While WINFISH’s Sumagaysay points out not all the groups working with BFAR had reached the same level of awareness, she gave a breakdown on how gender could be woven into electronic traceability work that goes beyond the Philippines:
- Involve more women from the beginning, even during monitoring and recording the data. It’s not about inviting equal numbers of men & women; make sure they’re all equally engaged. Ensure the facilitator holding any workshops is sensitive to gender needs.
- Conduct a gender analysis. Look at the difference between men’s and women’s situations in supply chains (e.g., roles, responsibilities, opportunities, access to resources). Use different analysis techniques to ensure issues are not perceived by one gender, but that they are actual issues.
- Define gender-sensitive indicators.
- Allocate a portion of the budget to gender research. Even if a budget exists, develop training on how to carry out gender research. Include gender in the organization’s goals when possible (e.g. “empowering both men and women”).
- Ensure that the recommended solutions to address gender don’t lead to another gender problem.

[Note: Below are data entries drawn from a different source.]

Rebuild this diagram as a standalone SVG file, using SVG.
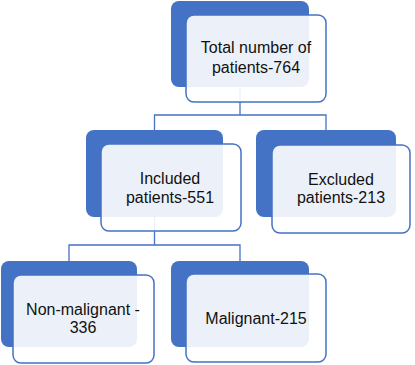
<svg xmlns="http://www.w3.org/2000/svg" width="415" height="365" viewBox="0 0 415 365">
<style>
.back{fill:#4472C4;}
.front{fill:#FFFFFF;fill-opacity:0.9;stroke:#4472C4;stroke-width:1.5;}
.lbl{font-family:"Liberation Sans",Arial,sans-serif;font-size:16px;fill:#111;text-anchor:middle;}
.conn{fill:none;stroke:#4472C4;stroke-width:1.3;}
</style>
<rect width="415" height="365" fill="#FFFFFF"/>
<g id="connectors">
<polyline class="conn" points="240,87 240,115"/>
<polyline class="conn" points="154.5,130 154.5,115 326,115 326,130"/>
<polyline class="conn" points="154.5,217 154.5,245"/>
<polyline class="conn" points="69,261 69,245 240,245 240,261"/>
</g>
<g id="node-total">
<rect class="back" x="171" y="1" width="138" height="86" rx="8"/>
<rect class="front" x="186" y="15" width="140" height="87" rx="8"/>
<text class="lbl" x="256" y="53">Total number of</text>
<text class="lbl" x="256" y="73">patients-764</text>
</g>
<g id="node-included">
<rect class="back" x="86" y="130" width="137" height="87" rx="8"/>
<rect class="front" x="101" y="144" width="140" height="87" rx="8"/>
<text class="lbl" x="170" y="184">Included</text>
<text class="lbl" x="170" y="203">patients-551</text>
</g>
<g id="node-excluded">
<rect class="back" x="256" y="130" width="140" height="87" rx="8"/>
<rect class="front" x="272" y="145" width="138" height="88" rx="8"/>
<text class="lbl" x="341" y="185">Excluded</text>
<text class="lbl" x="341" y="203">patients-213</text>
</g>
<g id="node-nonmalignant">
<rect class="back" x="1" y="261" width="136" height="86" rx="8"/>
<rect class="front" x="13" y="275" width="141" height="88" rx="8"/>
<text class="lbl" x="83" y="315">Non-malignant -</text>
<text class="lbl" x="83" y="333">336</text>
</g>
<g id="node-malignant">
<rect class="back" x="171" y="261" width="138" height="86" rx="8"/>
<rect class="front" x="186" y="274" width="140" height="88" rx="8"/>
<text class="lbl" x="256" y="324">Malignant-215</text>
</g>
</svg>
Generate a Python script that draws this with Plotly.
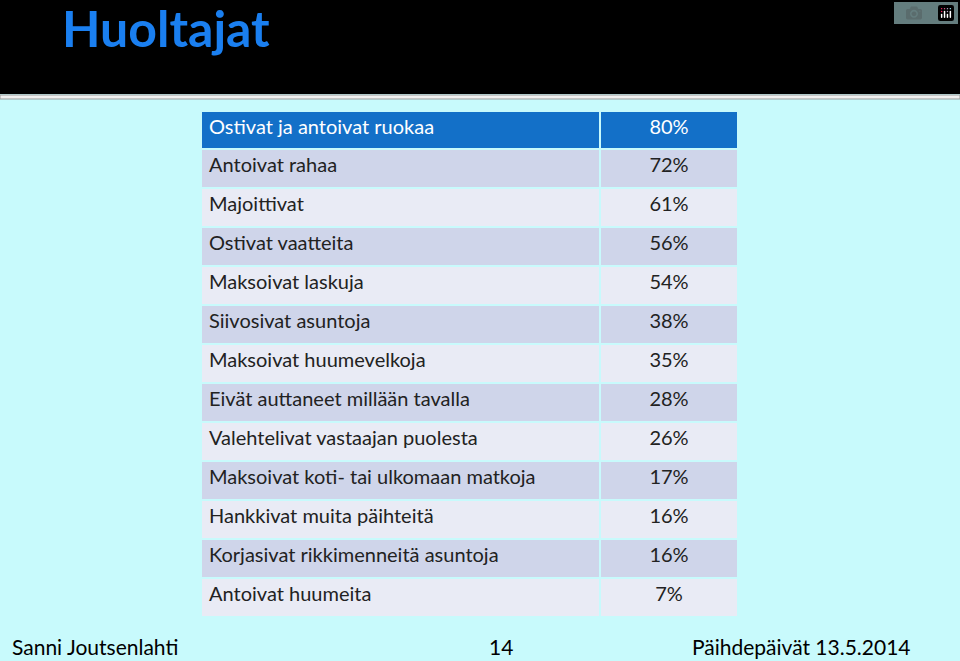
import plotly.graph_objects as go

header_label = "Ostivat ja antoivat ruokaa"
header_value = "80%"
labels = [
    "Antoivat rahaa", "Majoittivat", "Ostivat vaatteita", "Maksoivat laskuja",
    "Siivosivat asuntoja", "Maksoivat huumevelkoja", "Eivät auttaneet millään tavalla",
    "Valehtelivat vastaajan puolesta", "Maksoivat koti- tai ulkomaan matkoja",
    "Hankkivat muita päihteitä", "Korjasivat rikkimenneitä asuntoja", "Antoivat huumeita",
]
values = ["72%", "61%", "56%", "54%", "38%", "35%", "28%", "26%", "17%", "16%", "16%", "7%"]

W, H = 960, 661
font = "Lato, Open Sans, sans-serif"
row_colors = ["#cfd5ea" if i % 2 == 0 else "#e9ebf5" for i in range(len(labels))]

fig = go.Figure(go.Table(
    domain=dict(x=[201 / W, 738 / W], y=[0, 1 - 111 / H]),
    columnwidth=[399, 138],
    header=dict(values=[header_label, header_value], fill_color="#1370c8",
                line=dict(color="#c8fafc", width=2), height=38,
                align=["left", "center"],
                font=dict(family=font, size=20, color="white")),
    cells=dict(values=[labels, values], fill_color=[row_colors, row_colors],
               line=dict(color="#c8fafc", width=2), height=39,
               align=["left", "center"],
               font=dict(family=font, size=20, color="#222222")),
))

fig.update_layout(
    width=W, height=H, margin=dict(l=0, r=0, t=0, b=0),
    paper_bgcolor="#c8fafc",
    shapes=[
        dict(type="rect", xref="paper", yref="paper", x0=0, x1=1, y0=1 - 94 / H, y1=1,
             fillcolor="black", line_width=0, layer="below"),
        dict(type="rect", xref="paper", yref="paper", x0=0, x1=1, y0=1 - 99 / H, y1=1 - 95 / H,
             fillcolor="#f0f0f0", line=dict(color="#999999", width=1), layer="below"),
    ],
    annotations=[
        dict(text="<b>Huoltajat</b>", x=60 / W, y=1 - 28 / H, xref="paper", yref="paper",
             xanchor="left", yanchor="middle", showarrow=False,
             font=dict(family=font, size=50, color="#1a7ff0")),
        dict(text="Sanni Joutsenlahti", x=10 / W, y=1 - 646 / H, xref="paper", yref="paper",
             xanchor="left", yanchor="middle", showarrow=False,
             font=dict(family=font, size=21, color="black")),
        dict(text="14", x=501 / W, y=1 - 646 / H, xref="paper", yref="paper",
             xanchor="center", yanchor="middle", showarrow=False,
             font=dict(family=font, size=21, color="black")),
        dict(text="Päihdepäivät 13.5.2014", x=913 / W, y=1 - 646 / H, xref="paper", yref="paper",
             xanchor="right", yanchor="middle", showarrow=False,
             font=dict(family=font, size=21, color="black")),
    ],
)

# remove the default page margin so the figure fills the window
fig.write_html("out.html", post_script="document.body.style.margin='0';")
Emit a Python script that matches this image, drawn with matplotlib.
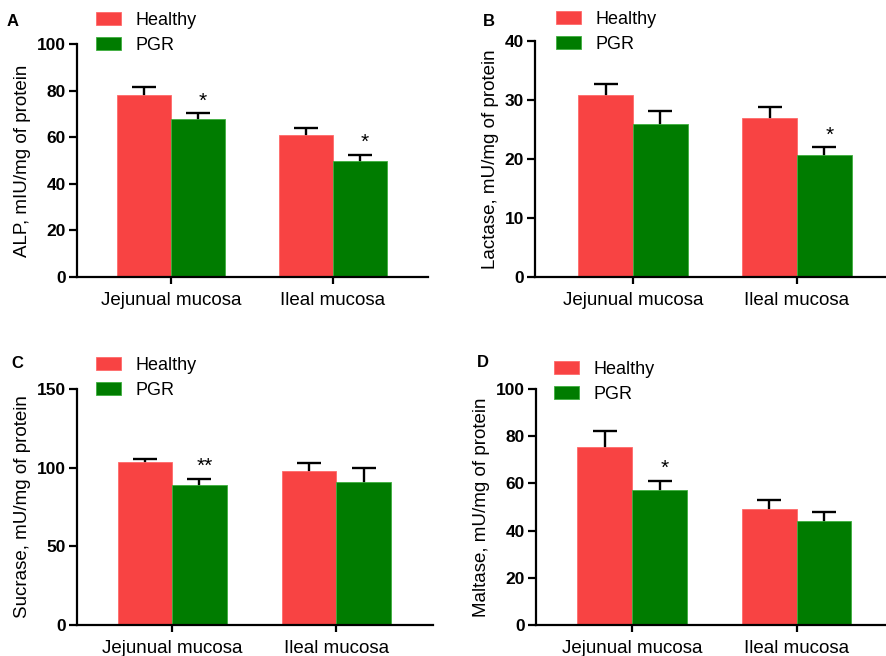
import numpy as np
import matplotlib.pyplot as plt

plt.rcParams['font.family'] = ['Liberation Sans', 'DejaVu Sans']

categories = ['Jejunual mucosa', 'Ileal mucosa']
groups = ['Healthy', 'PGR']

# panel A: ALP
alp_healthy = [78.1, 61.1]
alp_healthy_err = [3.6, 3.0]
alp_pgr = [67.8, 49.9]
alp_pgr_err = [2.5, 2.5]
alp_stars = ['*', '*']

# panel B: lactase
lac_healthy = [30.8, 26.9]
lac_healthy_err = [1.9, 1.9]
lac_pgr = [25.9, 20.6]
lac_pgr_err = [2.2, 1.4]
lac_stars = ['', '*']

# panel C: sucrase
suc_healthy = [103.6, 97.8]
suc_healthy_err = [1.6, 5.1]
suc_pgr = [88.7, 91.2]
suc_pgr_err = [4.4, 8.3]
suc_stars = ['**', '']

# panel D: maltase
mal_healthy = [75.6, 49.1]
mal_healthy_err = [6.6, 3.8]
mal_pgr = [57.0, 44.0]
mal_pgr_err = [4.2, 3.8]
mal_stars = ['*', '']

red = '#F84343'
green = '#007C00'

W, H = 887, 656
fig = plt.figure(figsize=(W / 100, H / 100), dpi=100)


def px_box(left, right, top, bottom):
    return [left / W, 1 - bottom / H, (right - left) / W, (bottom - top) / H]


def panel(box, xlim, ymax, ystep, healthy, h_err, pgr, p_err, stars,
          ylabel, letter, letter_xy, legend_xy):
    ax = fig.add_axes(px_box(*box))
    x = np.arange(len(categories))
    w = 0.333
    ax.bar(x - w / 2, healthy, w, color=red, edgecolor='#FF6A6A', linewidth=0.6,
           label=groups[0], zorder=2)
    ax.bar(x + w / 2, pgr, w, color=green, edgecolor='#3FAF3F', linewidth=0.6,
           label=groups[1], zorder=2)
    # error bars sit behind the bars, so only the upper half shows
    ekw = dict(fmt='none', ecolor='black', elinewidth=1.7, capsize=8.5,
               capthick=1.7, zorder=1)
    ax.errorbar(x - w / 2, healthy, yerr=h_err, **ekw)
    ax.errorbar(x + w / 2, pgr, yerr=p_err, **ekw)
    for xi, v, e, s in zip(x, pgr, p_err, stars):
        if s:
            ax.annotate(s, (xi + w / 2 + 0.03, v + e), xytext=(0, 2),
                        textcoords='offset points', ha='center', va='bottom',
                        fontsize=15)
    ax.set_xlim(*xlim)
    ax.set_ylim(0, ymax)
    ax.set_yticks(np.arange(0, ymax + 1, ystep))
    ax.set_xticks(x)
    ax.set_xticklabels(categories, fontsize=13.5)
    for lab in ax.get_yticklabels():
        lab.set_fontweight('bold')
        lab.set_fontsize(12.5)
    ax.set_ylabel(ylabel, fontsize=13.5, labelpad=4)
    for side in ['top', 'right']:
        ax.spines[side].set_visible(False)
    for side in ['left', 'bottom']:
        ax.spines[side].set_linewidth(1.6)
    ax.tick_params(axis='y', length=6, width=1.6, pad=2)
    ax.tick_params(axis='x', length=5, width=1.6, pad=6)
    fig.text(letter_xy[0] / W, 1 - letter_xy[1] / H, letter, fontsize=12,
             fontweight='bold', ha='center', va='center')
    ax.legend(loc='upper left', bbox_to_anchor=(legend_xy[0] / W, 1 - legend_xy[1] / H),
              bbox_transform=fig.transFigure, frameon=False, fontsize=13,
              handlelength=1.4, handleheight=0.7, handletextpad=0.8,
              labelspacing=0.42, borderpad=0, borderaxespad=0)
    return ax


panel((77, 428, 44, 277), (-0.58, 1.586), 100, 20,
      alp_healthy, alp_healthy_err, alp_pgr, alp_pgr_err, alp_stars,
      'ALP, mIU/mg of protein', 'A', (13, 22), (96, 12))
panel((535, 887, 41, 277), (-0.598, 1.549), 40, 10,
      lac_healthy, lac_healthy_err, lac_pgr, lac_pgr_err, lac_stars,
      'Lactase, mU/mg of protein', 'B', (489, 22), (556, 11))
panel((77, 433, 389, 625), (-0.58, 1.59), 150, 50,
      suc_healthy, suc_healthy_err, suc_pgr, suc_pgr_err, suc_stars,
      'Sucrase, mU/mg of protein', 'C', (17, 363), (96, 357))
panel((536, 887, 389, 625), (-0.585, 1.55), 100, 20,
      mal_healthy, mal_healthy_err, mal_pgr, mal_pgr_err, mal_stars,
      'Maltase, mU/mg of protein', 'D', (483, 362), (554, 361))

fig.savefig('out.png', dpi=100)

What does it look like if a company has already woven gender equality into its policy? Well, it seems a gender expert might still be necessary because carrying ideas out and monitoring progress requires oversight. To sustain a gender movement within an organization and call it successful, Sumagaysay listed a few more essentials: people and time. Additionally, gender champions need to be on hand, and management especially needs to buy in. The gender staff role should be the sole role for that person. Finally, beyond strong collaborations, it is helpful if the company has the ability to influence national agencies.
In recalling Mercene-Buazon’s words that gender is not about numbers of men versus women, I hesitate highlighting that our trip to the Philippines involved interviewing 17 people, 9 of which were women. Furthermore, we only questioned women about gender issues. Thus, one of SALT’s lessons from the trip is that we may have gained more gender insight posing gender questions to the men. In essence, the knowledge and tips we gathered were illustrative of SALT’s raison d’être: learning from each other helps advance progress in a field.
So why share what one country has done? “We are inspired by sharing experiences and practices of neighboring countries,” says Mercene-Buazon.
SALT couldn’t agree more.
Thus, in the spirit of knowledge exchange, we ask our readers to share with us and others how they integrated gender into their projects. Particularly when gender disparities in seafood may grow during the COVID-19 pandemic, swapping lessons is more important than ever.